Hanson spoke to Data Management Insight earlier this year about the risks of improperly managing AI rollouts and how low levels of AI literacy within companies put them in jeopardy. It exposes them to over-reliance on outputs from models fed by poor-quality data. His AI verification tax concept is born of the same pain point.

“This verification burden is compounded by a skills gap,” he said, adding that “75 per cent of data leaders tell us their workforce lacks data literacy, and 74 per cent say more AI literacy training is needed to use AI responsibly. But it isn’t inevitable.

“Where data is well governed and employees have the skills to challenge AI outputs, verification drops, decisions scale more safely and productivity gains become real rather than theoretical.”

The Harvard report also warned that the intensification of work caused by the novelty of AI was unsustainable. It argued that once the excitement of experimentation has worn off, the same workers who had eagerly embraced AI could find workload creep stretches their abilities.

From Excited to Exhausted

The impacts on organisations could be extensive.

“Because the extra effort is voluntary and often framed as enjoyable experimentation, it is easy for leaders to overlook how much additional load workers are carrying,” the report stated. “Over time, overwork can impair judgment, increase the likelihood of errors and make it harder for organisations to distinguish genuine productivity gains from unsustainable intensity. For workers, the cumulative effect is fatigue, burnout, and a growing sense that work is harder to step away from, especially as organisational expectations for speed and responsiveness rise.”

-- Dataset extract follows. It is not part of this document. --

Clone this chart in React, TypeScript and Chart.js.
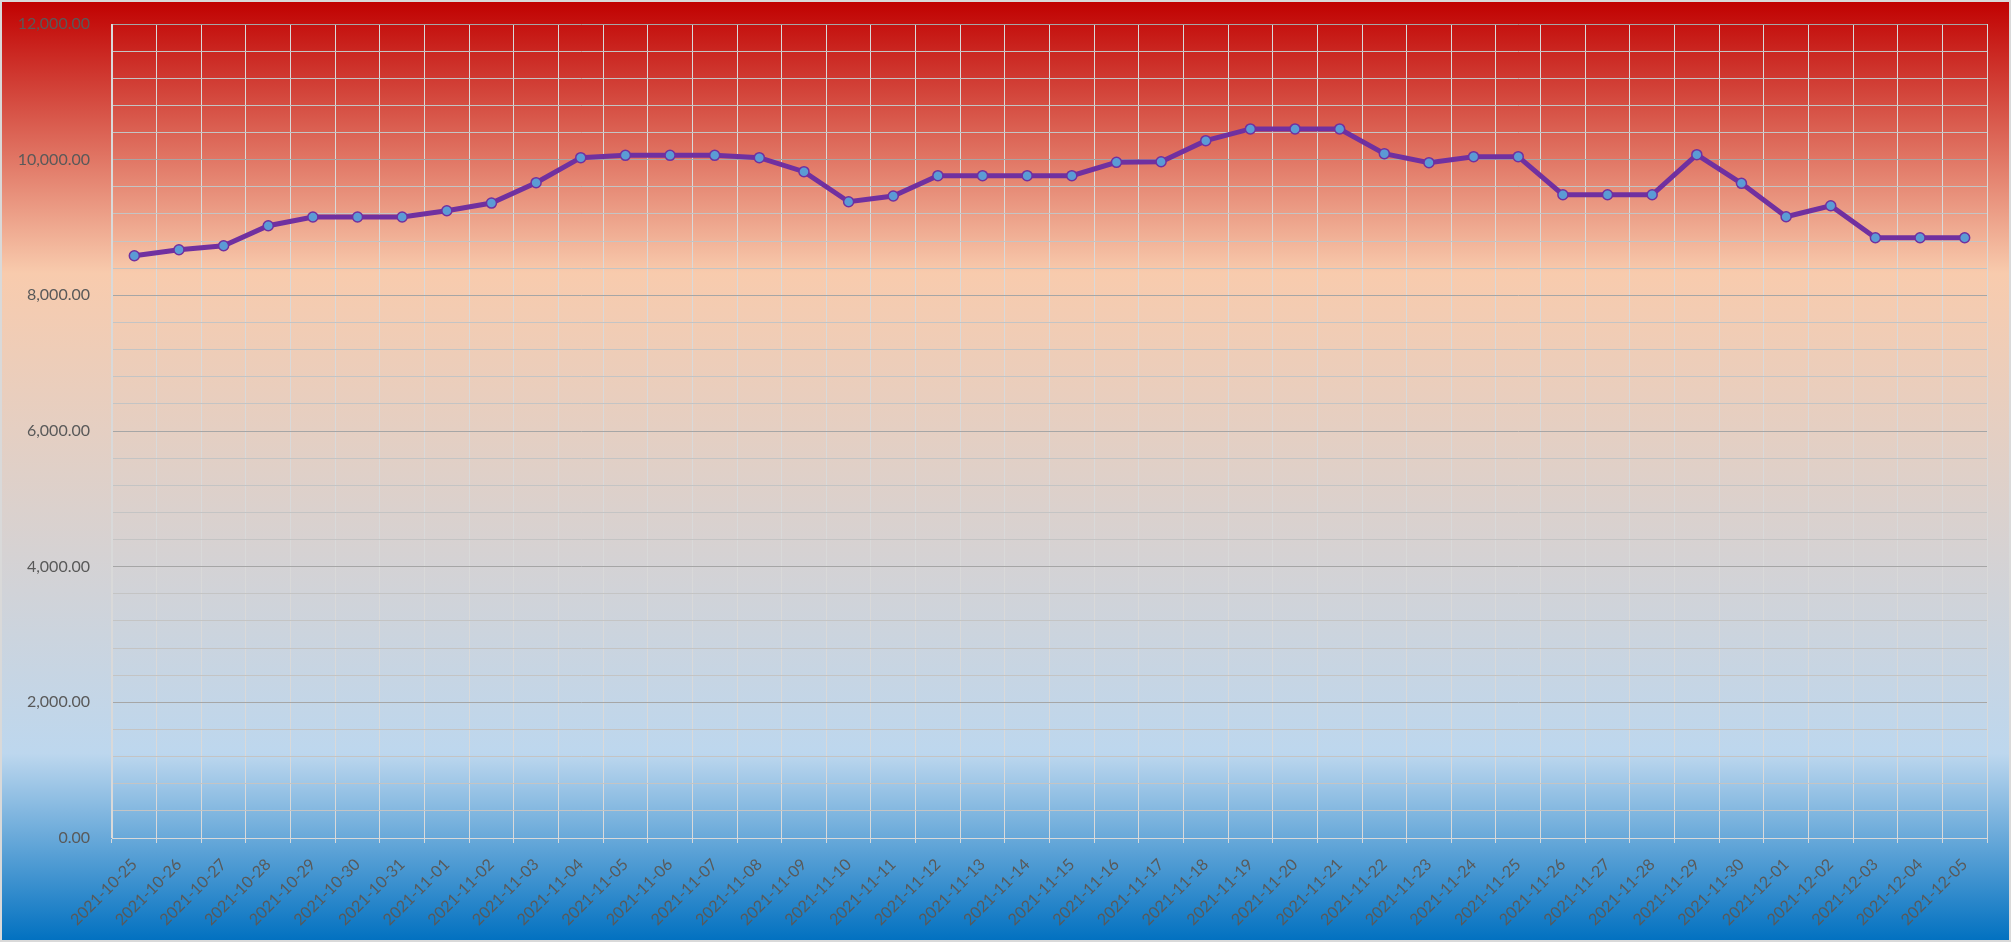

While experimentation appears to be a characteristic of financial firms’ use of AI, a separate report suggested that the industry is taking a cautious approach. Based on a survey of 250 financial services from seven countries by observability and AIOps provider Riverbed, the report found that firms are growing more confident in their artificial intelligence strategies and are increasingly seeing a return on their investment.

Almost two-thirds said they are confident in their AI programmes and 89 per cent said they were seeing ROI from their AIOps that exceeded expectations.

The study made some unsettling discoveries too.

Only 43 per cent of the respondents said they were fully confident in the accuracy and completeness of all their organisations’ data. That was the lowest confidence rating among industries surveyed in a broader study of 1,200 decision makers.

Just 33 per cent rated their data as excellent for relevance and suitability, even though more than nine on 10 said they recognised the that improving data was critical to success.

Inaccurate Data Remains AI’s Key Challenge

Pressure on financial firms to optimise operations through AI has meant many have adopted applications without the data readiness in place to properly utilise the tools. Consequently, only 12 per cent said their AI initiatives had been fully rolled out across the full enterprise.

The findings point to AI implementation gaps that could hinder the further scaling of AI beyond pilot programmes.

“Financial services organisations are among the most sophisticated and disciplined adopters of AI, and our research shows they’re already seeing strong returns,” said Jim Gargan, chief marketing officer, at Riverbed. “However, the sector operates under unique pressures, including rigorous regulatory scrutiny, zero tolerance for downtime and a critical need for data accuracy.”